When the `message` needs to be the same as another string but another property must differ, that disallowed collision can be fixed by adding a unique `meaning` property to each colliding CTC message. TC will then consider those as separate strings and not a collision.
In Lighthouse, this is done by having a different `description` for the strings, which is then copied to `meaning` in `resolveMessageCollisions()`. `meaning` cannot be manually set.
For instance, the string "Est Savings" currently refers to both saved KiB and saved milliseconds in different audits. The string is defined twice, each with a different `description` describing the units being saved, in case some locales' translations will use a different word choice depending on the unit.
Internally, TC uses a message ID that's a hash of `message` and `meaning` to check for collisions.
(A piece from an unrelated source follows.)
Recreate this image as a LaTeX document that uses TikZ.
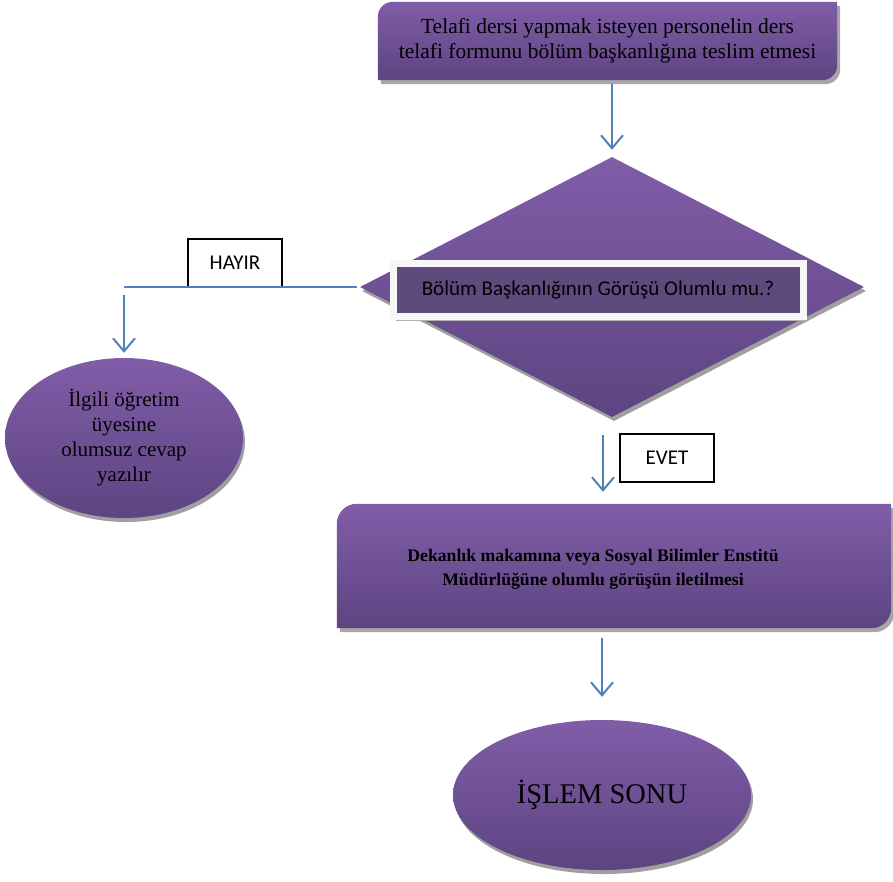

Somewhat confusingly, if two messages do have colliding IDs, then `message`, `meaning`, `description`, and `placeholders` are all required to match or an error is thrown. This is why all message properties could cause a collision but `meaning` is the only way to dedupe them.
We treat it as an error if `placeholders` differ between messages in a collision: if there is a need for placeholders to differ, then the strings aren't really the same, and at least the `description` should be changed to explain that context. Placeholders must match in user-controlled data (e.g. if a placeholder has an `@example`, it must be the same example in all instances) and in Lighthouse-controlled data (e.g. the token used to replace it in the CTC `message`, like `$PLACEHOLDER_TEXT$` in the example above).
Finally, identical messages made to not collide by Lighthouse with a `meaning` cost real money and shouldn't be confused with allowed collisions which cost nothing for each additional collision. Fixed collisions are checked against a known list to add a little friction and motivate keeping them few in number. An error is thrown if a collision is fixed that hasn't yet been added to that list.
# Appendix
## Appendix A: How runtime string replacement works
1. String called in `.js` file, converted to `LH.IcuMessage` object.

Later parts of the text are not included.